Here we have a second take on my new layout (100K Image, 1024x528 pixels). Of course the image is extra wide, when it's an actual page I'll be able to put the wings as a centered background, so they'll get clipped if your browser is narrower, but there's no horizontal scrolling unless you are running at lower than 800x600 or surfing extra narrow.
Might as well weigh in on the whole fixed width vrs. flexible discussion that has resurfaced because of an actual argument on the side of fixed width - that being that full screen width text is hard to read. Yes, full width text is crap typography, but that doesn't rule out the multi-medium accessibility benifits of liquid layout, or mean that liquid layout can't be done well.
The most effective flexible layouts that I have seen (such as douglas bowman's stopdesign) and mimicked in my own work are those that have their body content set to somewhere between 50 and 60 percent of the screen width.
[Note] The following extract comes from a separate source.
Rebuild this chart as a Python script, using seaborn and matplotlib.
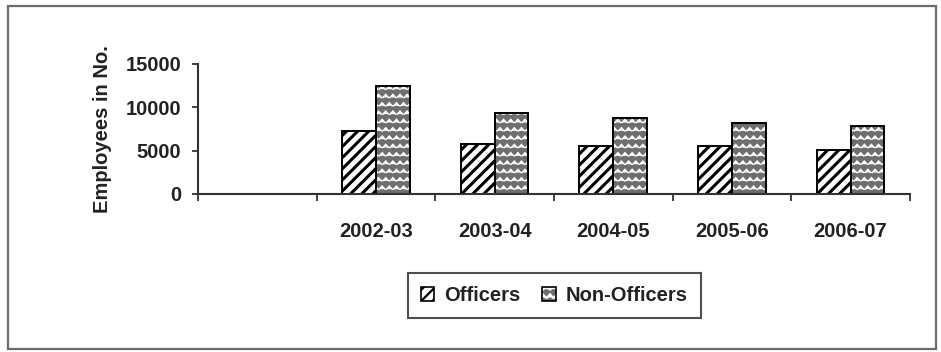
import warnings

import numpy as np
import pandas as pd
import matplotlib
matplotlib.use("Agg")
import matplotlib.pyplot as plt
import matplotlib.colors as mcolors
import matplotlib.hatch as mhatch
from matplotlib.patches import Patch, Rectangle
from matplotlib.path import Path
from matplotlib.ticker import FixedLocator, NullFormatter, FixedFormatter
import seaborn as sns

warnings.filterwarnings("ignore")

# ---- data -------------------------------------------------------------
years = ["2002-03", "2003-04", "2004-05", "2005-06", "2006-07"]
officers = [7300, 5800, 5500, 5500, 5100]
non_officers = [12500, 9400, 8800, 8200, 7900]
series = ["Officers", "Non-Officers"]
y_ticks = [0, 5000, 10000, 15000]
slots = [""] + years          # leading empty category slot


# ---- staggered chevron ("wave") hatch, selected with '^' ----------------
class ChevronHatch(mhatch.HatchPatternBase):
    def __init__(self, hatch, density):
        n = hatch.count("^")
        self.rows = int(n * density)
        self.cols = int(n * density * 7 / 6)
        if self.rows % 2:
            self.rows += 1
        # even rows: cols + 1 chevrons (edges wrap), odd rows: cols chevrons
        n_chev = (self.rows // 2) * (self.cols + 1) + (self.rows // 2) * self.cols
        self.num_vertices = 3 * n_chev if n else 0

    def set_vertices_and_codes(self, vertices, codes):
        dx = 1.0 / self.cols
        dy = 1.0 / self.rows
        w = 0.40 * dx
        h = 0.38 * dy
        k = 0
        for i in range(self.rows):
            y0 = (i + 0.3) * dy
            if i % 2 == 0:
                centers = np.arange(self.cols + 1) * dx
            else:
                centers = (np.arange(self.cols) + 0.5) * dx
            for cx in centers:
                vertices[k] = (cx - w, y0)
                vertices[k + 1] = (cx, y0 + h)
                vertices[k + 2] = (cx + w, y0)
                codes[k] = Path.MOVETO
                codes[k + 1] = Path.LINETO
                codes[k + 2] = Path.LINETO
                k += 3


mhatch._hatch_types.append(ChevronHatch)


def style_hatch(p, hatch, color, lw):
    p.set_hatch(hatch)
    if hasattr(p, "set_hatchcolor"):
        p.set_hatchcolor(color)
    else:
        p._hatch_color = mcolors.to_rgba(color)
    if hasattr(p, "set_hatch_linewidth"):
        p.set_hatch_linewidth(lw)


hatches = {"Officers": "///", "Non-Officers": "^^"}
hatch_colors = {"Officers": "black", "Non-Officers": "white"}
hatch_widths = {"Officers": 2.2, "Non-Officers": 1.0}
fills = {"Officers": "white", "Non-Officers": "#6e6e6e"}

# ---- style ------------------------------------------------------------
sns.set_style("ticks")
plt.rcParams["font.family"] = ["Liberation Sans", "DejaVu Sans"]
plt.rcParams["font.weight"] = "bold"
plt.rcParams["hatch.linewidth"] = 1.6
text_color = "#222222"

fig = plt.figure(figsize=(9.41, 3.52), dpi=100)
fig.patch.set_facecolor("white")
ax = fig.add_axes([0.2104, 0.4489, 0.7566, 0.3693])

df = pd.DataFrame({
    "Year": years * 2,
    "Group": ["Officers"] * len(years) + ["Non-Officers"] * len(years),
    "Employees": officers + non_officers,
})

sns.barplot(data=df, x="Year", y="Employees", hue="Group",
            order=slots, hue_order=series, palette=fills, saturation=1,
            width=0.57, edgecolor="black", linewidth=1.4,
            errorbar=None, legend=False, ax=ax)

for container, name in zip(ax.containers, series):
    for bar in container:
        style_hatch(bar, hatches[name], hatch_colors[name], hatch_widths[name])

# ---- axes -------------------------------------------------------------
ax.set_xlim(-0.5, len(slots) - 0.5)
ax.set_ylim(0, 15000)
ax.yaxis.set_major_locator(FixedLocator(y_ticks))
ax.yaxis.set_major_formatter(FixedFormatter([str(t) for t in y_ticks]))
ax.xaxis.set_major_locator(FixedLocator(np.arange(len(slots) + 1) - 0.5))
ax.xaxis.set_major_formatter(NullFormatter())
ax.xaxis.set_minor_locator(FixedLocator(np.arange(len(slots))))
ax.xaxis.set_minor_formatter(FixedFormatter(slots))

ax.tick_params(axis="x", which="minor", length=0, pad=20,
               labelsize=14.5, labelcolor=text_color)
ax.tick_params(axis="x", which="major", length=5, width=1.3,
               direction="out", color="#333333")
ax.tick_params(axis="y", length=4, width=1.3, pad=8, color="#333333",
               labelsize=14.5, labelcolor=text_color)

ax.set_xlabel("")
ax.set_ylabel("Employees in No.", fontsize=14.5, fontweight="bold",
              color=text_color, labelpad=9.5)

sns.despine(ax=ax)
for side in ("left", "bottom"):
    ax.spines[side].set_linewidth(1.5)
    ax.spines[side].set_color("#333333")

# ---- legend -----------------------------------------------------------
handles = []
for name in series:
    h = Patch(facecolor=fills[name], edgecolor="black", linewidth=1.2, label=name)
    style_hatch(h, hatches[name], hatch_colors[name], hatch_widths[name])
    handles.append(h)

leg = fig.legend(handles=handles, loc="upper center", ncol=2,
                 bbox_to_anchor=(0.589, 0.2244), frameon=True, fancybox=False,
                 shadow=False, handlelength=0.65, handleheight=0.65,
                 handletextpad=0.5, columnspacing=1.1, borderpad=0.65,
                 borderaxespad=0.0, prop={"size": 14.5, "weight": "bold"})
leg.get_frame().set_edgecolor("#222222")
leg.get_frame().set_linewidth(1.5)
for t in leg.get_texts():
    t.set_color(text_color)

# ---- outer border -----------------------------------------------------
fig.add_artist(Rectangle((0.009, 0.008), 0.986, 0.975, transform=fig.transFigure,
                         fill=False, edgecolor="#6b6b6b", linewidth=1.6))

fig.savefig("out.png", dpi=100, facecolor="white")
That way the content is a good width anywhere between 800 and 1024 pixels wide, and reasonable at other sizes. I think the key part that many flexible layouts lack are good margins. We're not printing out cheap paperback novels with ink to the edge of the page leaving no room for thumbs, let's let our layouts breath a little. I'd also be impressed to see more layouts done with their margins set in em or %.
With this site I have gone over to the dark side because, as with the force, power is more easily acheived. I have always had trouble coding layered designs into flexible pages. Part of the reason most of the zen garden designs are fixed width I suspect.